Beyond the character names and the motorcycles, fans of the original “CHIPS” television show won’t find much recognizable about this new action-comedy remake.
Based on the sunny series about California Highway Patrol motorcycle officers Jon Baker and Frank “Ponch” Poncherello that ran from 1977-83, “CHIPS” is set in the present day and more violent than its source, high on vehicular stunts and buddy comedy tropes.
Writer, director and star Dax Shepard takes on the Baker role; here, he’s a former professional motorbiker convinced that joining the police force will rekindle his relationship with his wife (played by his real spouse Kristen Bell). He’s teamed with Michael Peña’s Ponch, a federal agent gone undercover to investigate a deadly heist that might involve some crooked cops.

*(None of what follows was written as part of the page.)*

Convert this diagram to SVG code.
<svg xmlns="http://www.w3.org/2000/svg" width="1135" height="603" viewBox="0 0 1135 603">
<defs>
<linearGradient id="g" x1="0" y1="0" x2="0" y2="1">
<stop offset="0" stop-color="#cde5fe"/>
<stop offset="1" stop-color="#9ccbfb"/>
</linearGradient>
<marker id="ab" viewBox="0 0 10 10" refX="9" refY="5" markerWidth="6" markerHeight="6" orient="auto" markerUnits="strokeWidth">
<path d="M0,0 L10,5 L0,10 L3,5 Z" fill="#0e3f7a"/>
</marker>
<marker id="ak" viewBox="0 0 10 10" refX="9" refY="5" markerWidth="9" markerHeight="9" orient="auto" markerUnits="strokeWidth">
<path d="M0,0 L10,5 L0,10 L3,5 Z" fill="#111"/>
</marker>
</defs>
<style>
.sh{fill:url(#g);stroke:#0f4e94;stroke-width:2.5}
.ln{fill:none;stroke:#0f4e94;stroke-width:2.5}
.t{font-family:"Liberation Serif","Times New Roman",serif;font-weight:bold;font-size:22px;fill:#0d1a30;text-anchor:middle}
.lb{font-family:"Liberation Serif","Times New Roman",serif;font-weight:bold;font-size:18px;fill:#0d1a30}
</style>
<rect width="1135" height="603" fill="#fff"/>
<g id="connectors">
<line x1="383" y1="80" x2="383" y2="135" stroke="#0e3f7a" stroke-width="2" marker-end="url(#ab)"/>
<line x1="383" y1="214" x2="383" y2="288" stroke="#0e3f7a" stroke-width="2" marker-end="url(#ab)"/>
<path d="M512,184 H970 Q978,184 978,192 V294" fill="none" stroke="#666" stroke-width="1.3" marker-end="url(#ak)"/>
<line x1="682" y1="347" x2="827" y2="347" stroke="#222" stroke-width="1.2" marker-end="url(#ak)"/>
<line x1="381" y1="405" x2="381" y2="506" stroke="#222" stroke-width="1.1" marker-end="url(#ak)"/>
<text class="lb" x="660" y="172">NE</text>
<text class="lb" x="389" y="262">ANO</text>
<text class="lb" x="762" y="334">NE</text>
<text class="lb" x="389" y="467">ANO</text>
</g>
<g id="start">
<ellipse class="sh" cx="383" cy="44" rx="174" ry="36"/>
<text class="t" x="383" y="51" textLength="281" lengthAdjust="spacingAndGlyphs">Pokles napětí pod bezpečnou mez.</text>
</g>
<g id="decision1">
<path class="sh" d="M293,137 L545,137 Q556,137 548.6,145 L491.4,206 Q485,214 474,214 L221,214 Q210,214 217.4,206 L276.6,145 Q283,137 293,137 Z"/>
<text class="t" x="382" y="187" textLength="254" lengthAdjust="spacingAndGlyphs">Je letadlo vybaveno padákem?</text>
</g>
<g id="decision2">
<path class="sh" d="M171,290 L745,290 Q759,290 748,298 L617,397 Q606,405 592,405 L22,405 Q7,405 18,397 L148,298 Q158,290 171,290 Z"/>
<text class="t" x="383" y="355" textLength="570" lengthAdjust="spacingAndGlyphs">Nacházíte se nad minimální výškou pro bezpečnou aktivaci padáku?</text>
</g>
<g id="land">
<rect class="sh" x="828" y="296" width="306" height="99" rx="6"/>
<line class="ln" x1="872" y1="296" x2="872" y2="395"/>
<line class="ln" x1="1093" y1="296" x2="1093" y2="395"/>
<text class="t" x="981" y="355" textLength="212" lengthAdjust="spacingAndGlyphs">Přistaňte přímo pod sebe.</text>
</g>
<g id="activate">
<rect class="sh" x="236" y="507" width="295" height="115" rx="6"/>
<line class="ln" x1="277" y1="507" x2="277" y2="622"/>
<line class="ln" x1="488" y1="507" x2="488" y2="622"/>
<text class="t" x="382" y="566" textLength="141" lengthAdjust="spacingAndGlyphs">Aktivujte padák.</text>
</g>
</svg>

“CHIPS” offers a classic odd-couple setup, with the downtrodden Baker teamed with the cocky Ponch. Shepard and Peña are inherently likable, and couldn’t possibly make for anything less than a fun tandem. Peña especially, is one of those actors who elevates every movie. Here, he’s tough, yet vulnerable, with great comic timing.
Shepard, who last directed “Hit and Run” in 2012, is carving out a filmmaking niche, trying to fill the same space that director Hal Needham once inhabited: fun, rollicking action comedies in the vein of “Smokey and the Bandit” and “The Cannonball Run.”
His characters offer some surprises and deviation from the formula, with Baker’s extreme introspection giving a respite from some of the more off-color jokes.
But this film is really about the stunt work, and it doesn’t disappoint. Speed freaks will lap up the car chases and the motorcycle work is pretty exhilarating. You’ll see motorcycles going up hills, storming down beaches and taking the stairs. There’s always a cool new vehicle racing around, plowing through set dressings. Shepard, who did many of his own stunts, knows how to make these displays sing on screen.
“CHIPS” isn’t a film that will change anyone’s life or do much beyond entertain, but it offers a fun, if altogether unsubstantial, jaunt through the freeways of California.